The US-style proposal comes at the end of a week-long campaign by the Coalition, which will see veterans given discount cards and lapel pins, on top of a half-a-billion dollar extension of the War Memorial.
Defence Industry Minister Steve Ciobo said it “would be terrific” if Qantas matched Virgin’s pledge, which is part of a News Corp campaign.
“I want to congratulate Virgin for, in many respects, being a trailblazer,” he said on Sky News.
“I think it’s tremendous that they come on board and that they honour and salute the service of those men and women who have served our nation in uniform putting themselves in harm’s way.”
Veterans would be saluted at take-off and given first access to Virgin aircraft under the plan supported by Prime Minister Scott Morrison and launched by Virgin Australia CEO John Borghetti on Sunday.
“Once the veterans have their cards and lapel pins, they will simply need to present them during the boarding process to be given priority boarding and be recognised on board,” said Mr Borghetti.
In the US, the phrase “we thank you and salute you for your service” is regularly played at airports.
Veterans Affairs Minister Darren Chester said he would consult with veterans groups and airlines, but acknowledged that some may be more appreciative of discounted air tickets.
“Australians by nature tend to keep their light under a bushel. Some of our veterans would be quite happy to get on the plane without anyone knowing they are there,” he told the ABC.
Veteran Rodger Shanahan, who now works for the Lowy Institute, said some veterans may grow weary of public salutation.
“I think we are in danger of reaching peak veteran,” he wrote last week after War Memorial director Brendan Nelson kick-started the latest push for more frequent salutes to service men and women.
“For every veteran (howsoever defined) that thinks it is a good idea, there are others who would find it trite and embarrassing,” he said.
Mr Shanahan said recognising veterans risked alienating other essential service providers such as paramedics and police officers.
“I have a Department of Veteran’s Affairs to look after me and, if necessary, my family because of my service, a national public holiday that commemorates mine and others’ service, along with Armistice Day where we can wear a poppy to commemorate the war dead,” he said.
“All of these are worthwhile groups and activities. But they point to the fact that regardless of what people may think or the media might portray, the military and ex-military communities are pretty well catered for on the whole.”

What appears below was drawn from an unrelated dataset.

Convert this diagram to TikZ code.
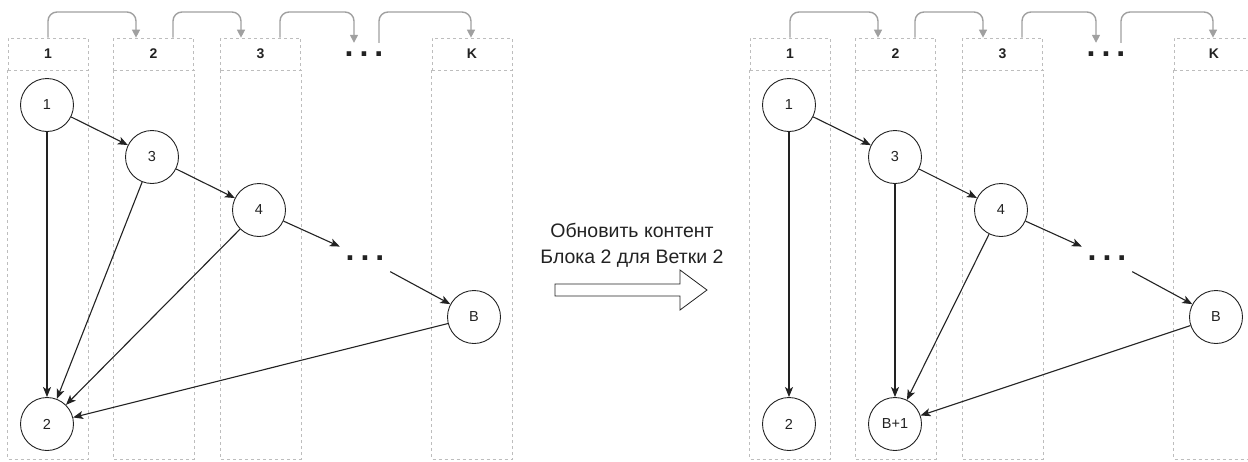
\documentclass[tikz,border=0pt]{standalone}
\usepackage{fontspec}
\setmainfont{Liberation Sans}
\usetikzlibrary{arrows.meta}

\definecolor{lanegray}{HTML}{BDBDBD}
\definecolor{flowgray}{HTML}{A0A0A0}
\definecolor{ink}{HTML}{222222}

\tikzset{
  lane/.style={draw=lanegray, line width=0.7pt, dash pattern=on 3pt off 3pt},
  lanehead/.style={lane, minimum width=80pt, minimum height=32pt, inner sep=0pt,
    font=\fontsize{14}{16}\selectfont\bfseries, text=ink},
  headdots/.style={inner sep=0pt, minimum width=34pt, minimum height=22pt,
    font=\fontsize{32}{32}\selectfont\bfseries, text=ink},
  flow/.style={draw=flowgray, line width=1.4pt, rounded corners=9pt,
    -{Triangle[length=8pt,width=8pt]}},
  state/.style={circle, draw=ink, line width=0.9pt, minimum size=53pt, inner sep=0pt,
    font=\fontsize{14.5}{16}\selectfont, text=ink},
  gap/.style={inner sep=0pt, minimum width=50pt, minimum height=30pt,
    font=\fontsize{32}{32}\selectfont\bfseries, text=ink},
  edge/.style={draw=ink, line width=1.1pt, -{Stealth[length=10pt,width=8pt,inset=2.5pt]}},
}

% lanes, their headers and the grey hand-over arrows between them
\newcommand\panellanes[1]{%
  \coordinate (#1top) at (0,12);
  \node[lanehead] (#1h1) at (48,54) {1};
  \node[lanehead] (#1h2) at (153.5,54) {2};
  \node[lanehead] (#1h3) at (260.5,54) {3};
  \node[lanehead] (#1hK) at (472,54) {K};
  \node[headdots] (#1hd) at (364,54) {.\hspace{6pt}.\hspace{6pt}.};
  \foreach \h in {h1,h2,h3,hK}{%
    \draw[lane] (#1\h.south west) rectangle ([yshift=-389pt]#1\h.south east);}
  \draw[flow] (#1h1.north) -- (#1h1.north |- #1top) -| ([xshift=-17.5pt]#1h2.north);
  \draw[flow] ([xshift=19.5pt]#1h2.north) -- ([xshift=19.5pt]#1h2.north |- #1top)
    -| ([xshift=-19.5pt]#1h3.north);
  \draw[flow] ([xshift=19.5pt]#1h3.north) -- ([xshift=19.5pt]#1h3.north |- #1top)
    -| ([xshift=-10pt]#1hd.north);
  \draw[flow] ([xshift=15pt]#1hd.north) -- ([xshift=15pt]#1hd.north |- #1top)
    -| ([xshift=-1pt]#1hK.north);
}

\begin{document}
\begin{tikzpicture}[x=1pt, y=-1pt]
\useasboundingbox (0,0) rectangle (1248,461);

% ---- before the update ----
\begin{scope}
  \panellanes{a}
  \node[state] (a1) at (47,105) {1};
  \node[state] (a3) at (152,157) {3};
  \node[state] (a4) at (259,210) {4};
  \node[gap]   (ad) at (365,258) {.\hspace{6pt}.\hspace{6pt}.};
  \node[state] (aB) at (474,317) {B};
  \node[state] (a2) at (47,424) {2};
  \draw[edge] (a1) -- (a3);
  \draw[edge] (a3) -- (a4);
  \draw[edge] (a4) -- (ad);
  \draw[edge] (ad) -- (aB);
  \draw[edge] (a1) -- (a2);
  \draw[edge] (a3) -- (a2);
  \draw[edge] (a4) -- (a2);
  \draw[edge] (aB) -- (a2);
\end{scope}

% ---- transition ----
\node[font=\fontsize{19.5}{26}\selectfont, text=ink, align=center] (msg) at (632,245)
  {Обновить контент\\Блока 2 для Ветки 2};
\draw[ink, line width=0.8pt] (555,284) -- (680,284) -- (680,270) -- (707,290)
  -- (680,310) -- (680,296) -- (555,296) -- cycle;

% ---- after the update ----
\begin{scope}[xshift=742pt]
  \panellanes{b}
  \node[state] (b1) at (47,105) {1};
  \node[state] (b3) at (153,157) {3};
  \node[state] (b4) at (259,210) {4};
  \node[gap]   (bd) at (365,258) {.\hspace{6pt}.\hspace{6pt}.};
  \node[state] (bB) at (474,317) {B};
  \node[state] (b2) at (47,424) {2};
  \node[state] (bN) at (153,424) {B+1};
  \draw[edge] (b1) -- (b3);
  \draw[edge] (b3) -- (b4);
  \draw[edge] (b4) -- (bd);
  \draw[edge] (bd) -- (bB);
  \draw[edge] (b1) -- (b2);
  \draw[edge] (b3) -- (bN);
  \draw[edge] (b4) -- (bN);
  \draw[edge] (bB) -- (bN);
\end{scope}
\end{tikzpicture}
\end{document}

Retired army officer Ray Martin said the US-style salute was floated a year ago by the government and got no public support from veterans.
“Veterans don’t need lapels or gestures,” he said. “Our most vulnerable mates need practical support.”
NSW RSL President James Brown last week urged the government to match its $500 million War Memorial boost with funding for mental health and disability services for veterans.
The move by Virgin has been met with bemusement on social media by some, including Catherine McGregor, who was appointed a Member of the Order of Australia for “exceptional service to the Australian Army” and is a Fairfax Media columnist.
She wrote on Twitter that she “would not dream of walking on to an aircraft ahead of the other passengers as a veteran,” and called for more funding of suicide prevention and health care.
A Qantas spokesman said the airline had the utmost respect for current and former defence force personnel.
“We’re conscious that we carry a lot of exceptional people every day, including veterans, police, paramedics, nurses, firefighters and others, and so we find it difficult to single out a particular group as part of the boarding process,” the spokesman said.